All lines below must be repeated exactly, with the pictures omitted.

DATASET EXCERPT =>
+ + + +
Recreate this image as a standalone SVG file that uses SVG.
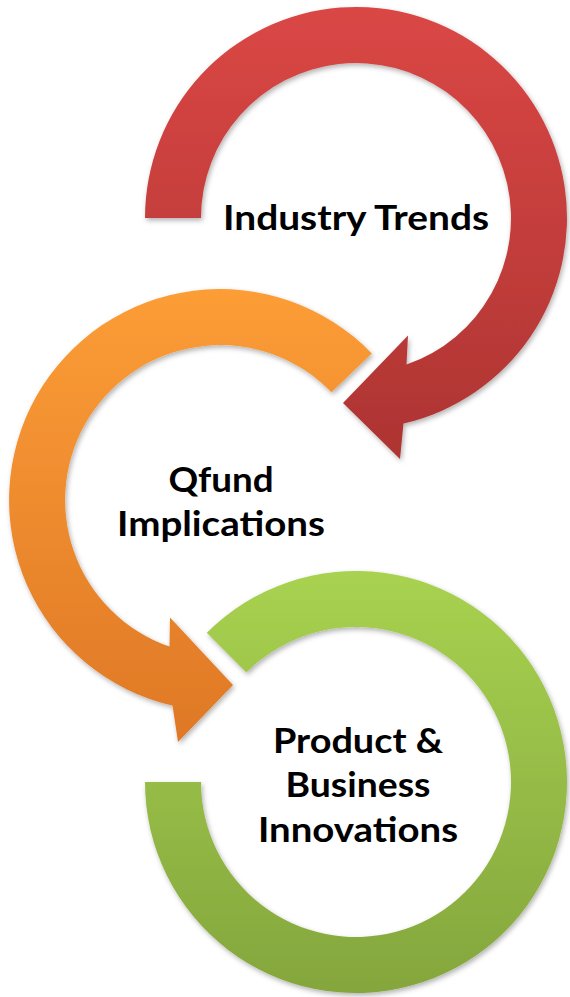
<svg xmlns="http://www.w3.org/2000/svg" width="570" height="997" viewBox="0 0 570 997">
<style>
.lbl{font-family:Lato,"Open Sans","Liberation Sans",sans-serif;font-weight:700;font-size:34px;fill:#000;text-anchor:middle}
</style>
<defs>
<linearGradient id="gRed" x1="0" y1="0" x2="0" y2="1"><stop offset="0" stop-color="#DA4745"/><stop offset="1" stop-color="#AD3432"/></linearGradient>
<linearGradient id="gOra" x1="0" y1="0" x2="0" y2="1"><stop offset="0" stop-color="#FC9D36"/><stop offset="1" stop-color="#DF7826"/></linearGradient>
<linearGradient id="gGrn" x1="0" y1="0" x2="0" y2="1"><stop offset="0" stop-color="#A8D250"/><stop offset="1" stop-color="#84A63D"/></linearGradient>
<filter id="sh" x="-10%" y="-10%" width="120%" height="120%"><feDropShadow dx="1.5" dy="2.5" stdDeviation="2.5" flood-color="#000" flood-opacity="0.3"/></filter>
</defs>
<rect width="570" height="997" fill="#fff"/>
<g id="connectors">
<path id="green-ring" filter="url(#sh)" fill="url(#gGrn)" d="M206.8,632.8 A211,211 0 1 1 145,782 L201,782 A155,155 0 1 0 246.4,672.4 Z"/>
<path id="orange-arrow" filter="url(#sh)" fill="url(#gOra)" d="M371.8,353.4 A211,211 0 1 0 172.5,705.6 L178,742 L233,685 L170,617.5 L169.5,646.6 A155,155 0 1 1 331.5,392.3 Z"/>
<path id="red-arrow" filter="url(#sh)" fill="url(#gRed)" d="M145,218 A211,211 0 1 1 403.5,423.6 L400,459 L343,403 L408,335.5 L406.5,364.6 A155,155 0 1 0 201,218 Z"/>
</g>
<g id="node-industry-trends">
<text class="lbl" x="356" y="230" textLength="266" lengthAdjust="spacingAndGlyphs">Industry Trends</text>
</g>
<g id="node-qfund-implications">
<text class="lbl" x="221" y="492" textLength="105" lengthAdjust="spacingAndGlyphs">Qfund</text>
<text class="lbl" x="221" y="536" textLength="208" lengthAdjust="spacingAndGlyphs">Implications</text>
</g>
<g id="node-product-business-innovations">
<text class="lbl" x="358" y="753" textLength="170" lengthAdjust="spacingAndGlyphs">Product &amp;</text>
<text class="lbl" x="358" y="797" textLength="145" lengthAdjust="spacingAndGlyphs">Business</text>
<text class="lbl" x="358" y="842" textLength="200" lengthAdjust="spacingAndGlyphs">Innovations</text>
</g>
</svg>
+ + + +
SOLUTION FOR THIS TASK =>
Recreate this image as a standalone SVG file that uses SVG.
<svg xmlns="http://www.w3.org/2000/svg" width="570" height="997" viewBox="0 0 570 997">
<style>
.lbl{font-family:Lato,"Open Sans","Liberation Sans",sans-serif;font-weight:700;font-size:34px;fill:#000;text-anchor:middle}
</style>
<defs>
<linearGradient id="gRed" x1="0" y1="0" x2="0" y2="1"><stop offset="0" stop-color="#DA4745"/><stop offset="1" stop-color="#AD3432"/></linearGradient>
<linearGradient id="gOra" x1="0" y1="0" x2="0" y2="1"><stop offset="0" stop-color="#FC9D36"/><stop offset="1" stop-color="#DF7826"/></linearGradient>
<linearGradient id="gGrn" x1="0" y1="0" x2="0" y2="1"><stop offset="0" stop-color="#A8D250"/><stop offset="1" stop-color="#84A63D"/></linearGradient>
<filter id="sh" x="-10%" y="-10%" width="120%" height="120%"><feDropShadow dx="1.5" dy="2.5" stdDeviation="2.5" flood-color="#000" flood-opacity="0.3"/></filter>
</defs>
<rect width="570" height="997" fill="#fff"/>
<g id="connectors">
<path id="green-ring" filter="url(#sh)" fill="url(#gGrn)" d="M206.8,632.8 A211,211 0 1 1 145,782 L201,782 A155,155 0 1 0 246.4,672.4 Z"/>
<path id="orange-arrow" filter="url(#sh)" fill="url(#gOra)" d="M371.8,353.4 A211,211 0 1 0 172.5,705.6 L178,742 L233,685 L170,617.5 L169.5,646.6 A155,155 0 1 1 331.5,392.3 Z"/>
<path id="red-arrow" filter="url(#sh)" fill="url(#gRed)" d="M145,218 A211,211 0 1 1 403.5,423.6 L400,459 L343,403 L408,335.5 L406.5,364.6 A155,155 0 1 0 201,218 Z"/>
</g>
<g id="node-industry-trends">
<text class="lbl" x="356" y="230" textLength="266" lengthAdjust="spacingAndGlyphs">Industry Trends</text>
</g>
<g id="node-qfund-implications">
<text class="lbl" x="221" y="492" textLength="105" lengthAdjust="spacingAndGlyphs">Qfund</text>
<text class="lbl" x="221" y="536" textLength="208" lengthAdjust="spacingAndGlyphs">Implications</text>
</g>
<g id="node-product-business-innovations">
<text class="lbl" x="358" y="753" textLength="170" lengthAdjust="spacingAndGlyphs">Product &amp;</text>
<text class="lbl" x="358" y="797" textLength="145" lengthAdjust="spacingAndGlyphs">Business</text>
<text class="lbl" x="358" y="842" textLength="200" lengthAdjust="spacingAndGlyphs">Innovations</text>
</g>
</svg>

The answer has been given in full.